Cancel culture is lurking around the corner for anyone.
People who are targeted by the cancel mob often watch their lives get destroyed and fade away.
But one “canceled” NFL coach is about to exact his revenge against the league.
Former Las Vegas Raiders head coach Jon Gruden had his reputation demolished after hit pieces from The Wall Street Journal and New York Times.
The papers published private emails that he sent over a decade ago when he was out of football and broadcasting for ESPN.
The private emails featured insensitive comments between him and a friend.
The emails surfaced during an investigation into the Washington Commanders amid allegations of sexism and misconduct in the front office.
Gruden believes he was personally targeted by the NFL because his emails were the only ones flagged out of hundreds of thousands scoured by the league.
Gruden sued the league, and now he will likely get his day in court.
From ESPN:
“ A hearing on whether former Raiders coach Jon Gruden’s lawsuit against the NFL and commissioner Roger Goodell will be done through arbitration or heard at trial here is set for May 25, court records show. Oral arguments are expected to be heard from both sides in the hearing in front of Judge Nancy Allf. Gruden, who filed suit in the Eighth Judicial District Court in Clark County, Nevada, on Nov. 12, had resigned as coach on Oct. 11 in the wake of his email scandal…”
Gruden apologized for the emails, but it wasn’t enough to weather the storm.
There was clearly an agenda to take him out.
Gruden is no fan of NFL commissioner Roger Goodell, which was communicated in one of the emails.
Considering Gruden’s emails, when he was not even a member of an NFL team, were the only ones picked out in a sea of emails is quite hard to believe.

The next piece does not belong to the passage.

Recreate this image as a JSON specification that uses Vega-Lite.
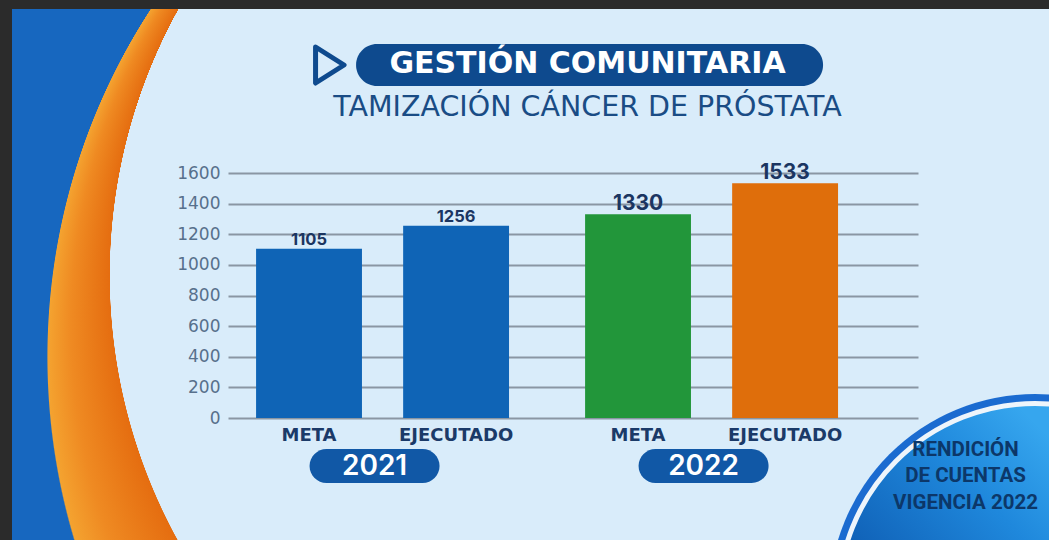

Gruden alleges in the lawsuit:
“When their initial salvo did not result in Gruden’s firing or resignation, Defendants ratcheted up the pressure by intimating that further documents would become public if Gruden was not fired. They followed through with this threat by leaking another batch of documents to the New York Times for an October 11, 2021 article. On October 7, 2021, Jon Gruden was the head coach of the Raiders on a 10-year, $100-million contract. By October 11, 2021, he had been forced to resign.”
Trickling out the damaging leaks is a common media tactic.
The idea is to get the person to apologize and say they did nothing else wrong, then release more damning material.
The lawsuit also alleges:
“In contrast to the formalities of the Washington Football Team investigation, defendants’ treatment of Gruden was a Soviet-style character assassination. There was no warning and no process. Defendants held the emails for months until they were leaked to the national media in the middle of the Raiders’ season in order to cause maximum damage to Gruden.”
Gruden seems to have a decent argument because the targeting and coordinated leaks clearly seem orchestrated.
The hurdle will be finding proof and convincing a judge that damages are appropriate.